Ale, co należy podkreślić, Fringe ma olbrzymią moc przyciągania prawdziwych talentów. Wiele spektakli teatralnych, występów baletowych, cyrkowych, koncertów, czy stand-upów to prawdziwa uczta dla oka i ucha. A niektórym udaje się zaistnieć i błyszczeć później na wielkich scenach i ekranach kin. Bo są tacy, którzy zaistnieli właśnie na Fringe: Rowan Atkinson, Rachel Weisz, Robin Williams, Stephen Fry, Emma Thompson, Hugh Laurie, John Cleese, Richard Burton. Wszyscy oni i wielu innych pokazali, co potrafią właśnie na Fringe. I nie było im wstyd, że zaczynali na małej scence obok baru w jakimś obskurnym pubie.
Na czas festiwalu scenami w Edynburgu stają się nie tylko te w prawdziwych teatrach czy salach koncertowych. Swoje pomieszczenia do potrzeb artystów specjalnie przystosowują setki istniejących w mieście klubów, pubów, barów, a nawet uczelni, szkół, urzędów. Powstają w nich sceny i scenki. Czasem wystarczy mały kąt w piwnicy jakiegoś klubu lub kościoła. Bo w Edynburgu jest mnóstwo kościołów lata temu przerobionych na lokalne centra spotkań czy kawiarnie. Wiernych w Edynburgu, jak i w całej Szkocji jest coraz mniej, a więc miejsca dla prezentowania sztuki całkiem sporo. Na tych scenach, w tych kątach i piwnicach artyści pokazują spektakle, dają koncerty, rozśmieszają gagami, zadziwiają sztuczkami, a nawet (bez cienia wstydu) szokują brakiem jakiegokolwiek talentu. Ważne, że jest się w sierpniu w Edynburgu. To miasto wtedy żyje Fringe i na Fringe zarabia. Festiwal przyciąga do szkockiej stolicy setki tysięcy turystów ze wszystkich zakątków świata. Choć i bez tego Edynburg to prawdziwy tygiel narodów, kultur i języków, ale w sierpniu to wszystko jeszcze pęcznieje, potężnieje.

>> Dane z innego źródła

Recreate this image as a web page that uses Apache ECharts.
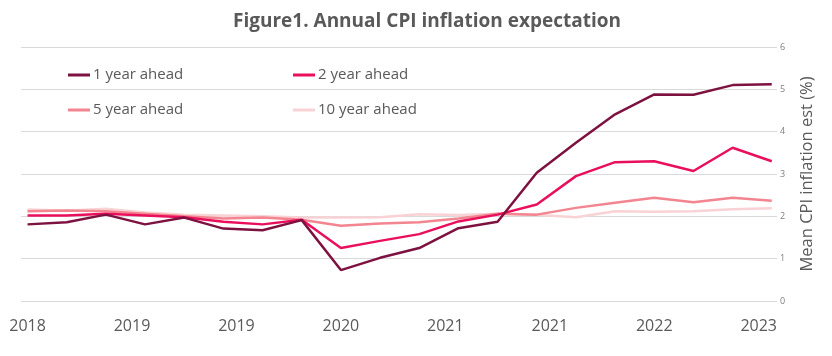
<!DOCTYPE html>
<html>
<head>
<meta charset="utf-8">
<script src="https://cdn.jsdelivr.net/npm/echarts@6/dist/echarts.min.js"></script>
<style>
html,body{margin:0;padding:0;background:#fff;}
#chart{width:832px;height:356px;}
</style>
</head>
<body>
<div id="chart"></div>
<script>
// Quarterly observations, x in months from the first observation
const xMonths = [0,3,6,9,12,15,18,21,24,27,30,33,36,39,42,45,48,51,54,57];
const tickPositions = [0,8,16,24,32,40,48,56];
const tickLabels = ['2018','2019','2019','2020','2021','2021','2022','2023'];
const seriesNames = ['1 year ahead','2 year ahead','5 year ahead','10 year ahead'];
const oneYear  = [1.81,1.86,2.04,1.81,1.97,1.71,1.67,1.91,0.73,1.02,1.25,1.72,1.87,3.03,3.74,4.41,4.88,4.87,5.10,5.12];
const twoYear  = [2.02,2.02,2.06,2.02,1.98,1.87,1.81,1.92,1.25,1.42,1.58,1.88,2.04,2.28,2.95,3.28,3.30,3.07,3.62,3.30];
const fiveYear = [2.12,2.14,2.12,2.06,2.00,1.95,1.97,1.92,1.78,1.83,1.86,1.95,2.06,2.04,2.20,2.32,2.44,2.33,2.44,2.37];
const tenYear  = [2.16,2.13,2.18,2.09,2.04,2.02,2.00,1.97,1.97,1.98,2.05,2.03,2.06,2.04,1.98,2.12,2.11,2.12,2.17,2.19];
const yTicks = [0,1,2,3,4,5,6];

const colors = ['#7d1241','#ea0f5c','#f2858f','#f9d2d5'];
const values = [oneYear, twoYear, fiveYear, tenYear];
const FONT = '"Open Sans", "Noto Sans", sans-serif';

function pairs(arr){ return arr.map((v,i)=>[xMonths[i], v]); }

const legendPos = [
  {left:68, top:66},
  {left:293, top:66},
  {left:68, top:101},
  {left:293, top:101}
];

const chart = echarts.init(document.getElementById('chart'), null, {renderer:'canvas'});
chart.setOption({
  animation:false,
  backgroundColor:'#ffffff',
  title:{
    text:'Figure1. Annual CPI inflation expectation',
    left:228, top:7,
    textStyle:{fontFamily:FONT, fontSize:19, fontWeight:'bold', color:'#595959'}
  },
  legend: seriesNames.map((n,i)=>({
    data:[n],
    left:legendPos[i].left, top:legendPos[i].top,
    padding:0,
    icon:'rect', itemWidth:22, itemHeight:3,
    textStyle:{fontFamily:FONT, fontSize:15, color:'#595959', lineHeight:18, padding:[0,0,0,-2]}
  })),
  grid:{left:21, right:55, top:47, bottom:55, containLabel:false},
  xAxis:{
    type:'value', min:-0.5, max:57.4,
    axisLine:{show:false}, axisTick:{show:false}, splitLine:{show:false},
    axisLabel:{
      customValues: tickPositions,
      formatter:(v)=>{ const k = tickPositions.indexOf(Math.round(v)); return k>=0 ? tickLabels[k] : ''; },
      fontFamily:FONT, fontSize:16, color:'#595959', margin:17
    }
  },
  yAxis:{
    type:'value', position:'right', min:yTicks[0], max:yTicks[yTicks.length-1], interval:1,
    axisLine:{show:false}, axisTick:{show:false},
    splitLine:{lineStyle:{color:'#d9d9d9', width:1}},
    axisLabel:{fontFamily:FONT, fontSize:9, color:'#7f7f7f', margin:3},
    name:'Mean CPI inflation est (%)',
    nameLocation:'middle', nameRotate:90, nameGap:22,
    nameTextStyle:{fontFamily:FONT, fontSize:16.5, color:'#595959'}
  },
  series: [3,2,1,0].map(i=>({
    name:seriesNames[i], type:'line', data:pairs(values[i]),
    showSymbol:false, symbol:'none',
    lineStyle:{color:colors[i], width:2.5},
    itemStyle:{color:colors[i]},
    z: 10 - i
  }))
});
</script>
</body>
</html>
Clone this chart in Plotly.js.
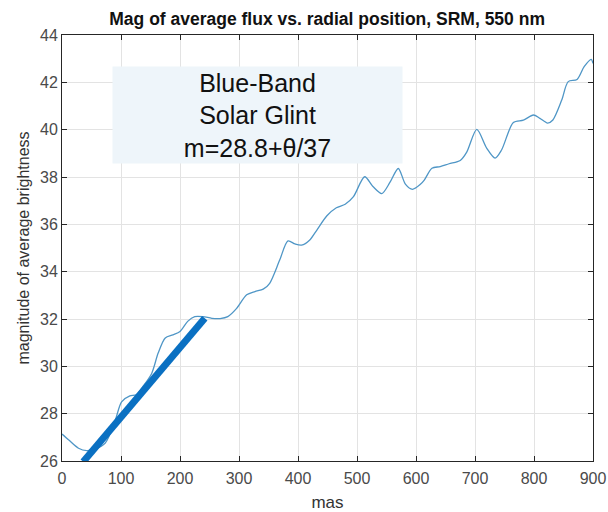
<!DOCTYPE html>
<html>
<head>
<meta charset="utf-8">
<script src="https://cdn.plot.ly/plotly-3.0.1.min.js"></script>
<style>
  html, body { margin: 0; padding: 0; background: #fff; }
  #chart { width: 608px; height: 512px; }
</style>
</head>
<body>
<div id="chart"></div>
<script>
// Radial position (mas) and magnitude of average brightness
const radialMas = [0, 11, 28, 42, 55, 73, 90, 101, 115, 126, 137, 152, 163, 175, 188, 200, 213, 225, 239, 254, 268, 281, 296, 313, 327, 341, 352, 369, 383, 395, 406, 420, 432, 449, 465, 480, 494, 513, 527, 542, 556, 570, 582, 594, 607, 614, 627, 641, 656, 675, 686, 703, 720, 734, 745, 765, 782, 799, 810, 823, 832, 847, 858, 873, 885, 897, 900];
const magnitude = [27.14, 26.9, 26.54, 26.44, 26.5, 26.75, 27.7, 28.5, 28.75, 28.8, 29.14, 29.7, 30.56, 31.2, 31.33, 31.47, 31.9, 32.1, 32.1, 32.03, 32.02, 32.1, 32.45, 33.02, 33.16, 33.26, 33.51, 34.49, 35.3, 35.17, 35.12, 35.34, 35.76, 36.36, 36.7, 36.85, 37.17, 38.01, 37.6, 37.3, 37.78, 38.36, 37.7, 37.48, 37.68, 37.87, 38.37, 38.44, 38.56, 38.7, 39.05, 40.01, 39.21, 38.8, 39.14, 40.3, 40.4, 40.62, 40.48, 40.28, 40.41, 41.25, 42.03, 42.12, 42.66, 42.97, 42.8];

// Linear fit drawn over the inner region
const fitMas = [36, 242];
const fitMag = [25.97, 32.03];

// Axis ticks
const xTicks = [0, 100, 200, 300, 400, 500, 600, 700, 800, 900];
const yTicks = [26, 28, 30, 32, 34, 36, 38, 40, 42, 44];

const noteLines = ['Blue-Band', 'Solar Glint', 'm=28.8+\u03B8/37'];

const fontFamily = 'Liberation Sans, Arial, sans-serif';
const axisColor = '#262626';
const gridColor = '#e3e3e3';
const tickFont = { family: fontFamily, size: 16, color: '#4a4a4a' };

const traces = [
  {
    x: radialMas, y: magnitude, type: 'scatter', mode: 'lines',
    line: { color: '#4f96c6', width: 1.3, shape: 'spline', smoothing: 0.8 },
    hoverinfo: 'skip'
  },
  {
    x: fitMas, y: fitMag, type: 'scatter', mode: 'lines',
    line: { color: '#0a70c2', width: 7 },
    hoverinfo: 'skip'
  }
];

const axisCommon = {
  showline: true, linecolor: axisColor, linewidth: 1,
  mirror: 'ticks', ticks: 'inside', ticklen: 5, tickcolor: axisColor,
  showgrid: true, gridcolor: gridColor, gridwidth: 1,
  zeroline: false, tickfont: tickFont
};

const layout = {
  width: 608, height: 512,
  margin: { l: 62, r: 15, t: 35, b: 51 },
  paper_bgcolor: '#ffffff', plot_bgcolor: '#ffffff',
  showlegend: false,
  title: {
    text: '<b>Mag of average flux vs. radial position, SRM, 550 nm</b>',
    font: { family: fontFamily, size: 17.5, color: '#111' },
    x: 0.538, xanchor: 'center', y: 0.963, yanchor: 'middle'
  },
  xaxis: Object.assign({}, axisCommon, {
    range: [0, 900], tickvals: xTicks, ticktext: xTicks.map(String),
    ticklabelstandoff: 3,
    title: { text: 'mas', standoff: 10, font: { family: fontFamily, size: 17, color: '#333' } }
  }),
  yaxis: Object.assign({}, axisCommon, {
    range: [26, 44], tickvals: yTicks, ticktext: yTicks.map(String),
    title: { text: 'magnitude of average brightness', standoff: 6, font: { family: fontFamily, size: 16, color: '#333' } }
  }),
  annotations: [{
    xref: 'x', yref: 'y', x: 331, y: 40.63,
    text: noteLines.join('<br>'),
    showarrow: false,
    font: { family: fontFamily, size: 25, color: '#111' },
    align: 'center',
    bgcolor: '#eef5fa',
    width: 285, height: 92,
    borderpad: 2
  }]
};

Plotly.newPlot('chart', traces, layout, { displayModeBar: false, staticPlot: true });
</script>
</body>
</html>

A zaczęło się w 1947 roku, gdy osiem grup teatralnych pojawiło się (nieproszone), by wystąpić na Międzynarodowym Festiwalu w Edynburgu. Ten zacniejszy z festiwali gościł szacowne trupy teatralne i nie było łatwo na nim wystąpić. Z roku na rok coraz więcej wykonawców poszło za przykładem "buntowników", a w 1958 roku w odpowiedzi na powodzenie tego rozwijającego się nurtu powstało Towarzystwo Festiwalowe Fringe. Jego konstytucja stwierdza, że Towarzystwo nie weryfikuje programu festiwalu. Do dziś ta polityka pozostaje sednem Fringe. Każdy może zgłosić swój udział. Każdy, kto ma coś do opowiedzenia, pokazania, zagrania i znajdzie miejsce, gdzie będzie mógł się pokazać.
Na Parliament Squere zatrzymuje mnie rudowłosa dziewczyna. Całe ciało ma wymalowane na biało. Cała jest na biało. W tiulach. Szeroko się uśmiecha i wręcza ulotkę. Zaprasza na spektakl o duchach, upiorach, żywych trupach, trollach i gnomach. Ma być śmiesznie, zabawnie. Całość oparta na celtyckich i nordyckich legendach. - Ale wszystko przy muzyce pop i na ścianach będą pokazywane fragmenty gier komputerowych. Warto! - zachęca, znów szeroko się uśmiecha i odchodzi. Ja zostaję z ulotką, na której widać grupę półnagich dziewczyn wijących się w jakimś szalonym tańcu. Spektakl zaczyna się o północy. Może się wybiorę. Bilet kosztuje 10 funtów.
Zaczyna padać. Ludzkiej fali płynącej przez Royal Mile wcale to nie przeszkadza. Tym bardziej że przed siedzibą władz Edynburga grupa młodych Hiszpanów zaczyna taniec z kastanietami. Tłum bija brawo. Deszcz pada coraz mocniej. Niech pada. W czasie Fringe zawsze pada. Poza tym, komu w Szkocji przeszkadzałby deszcz.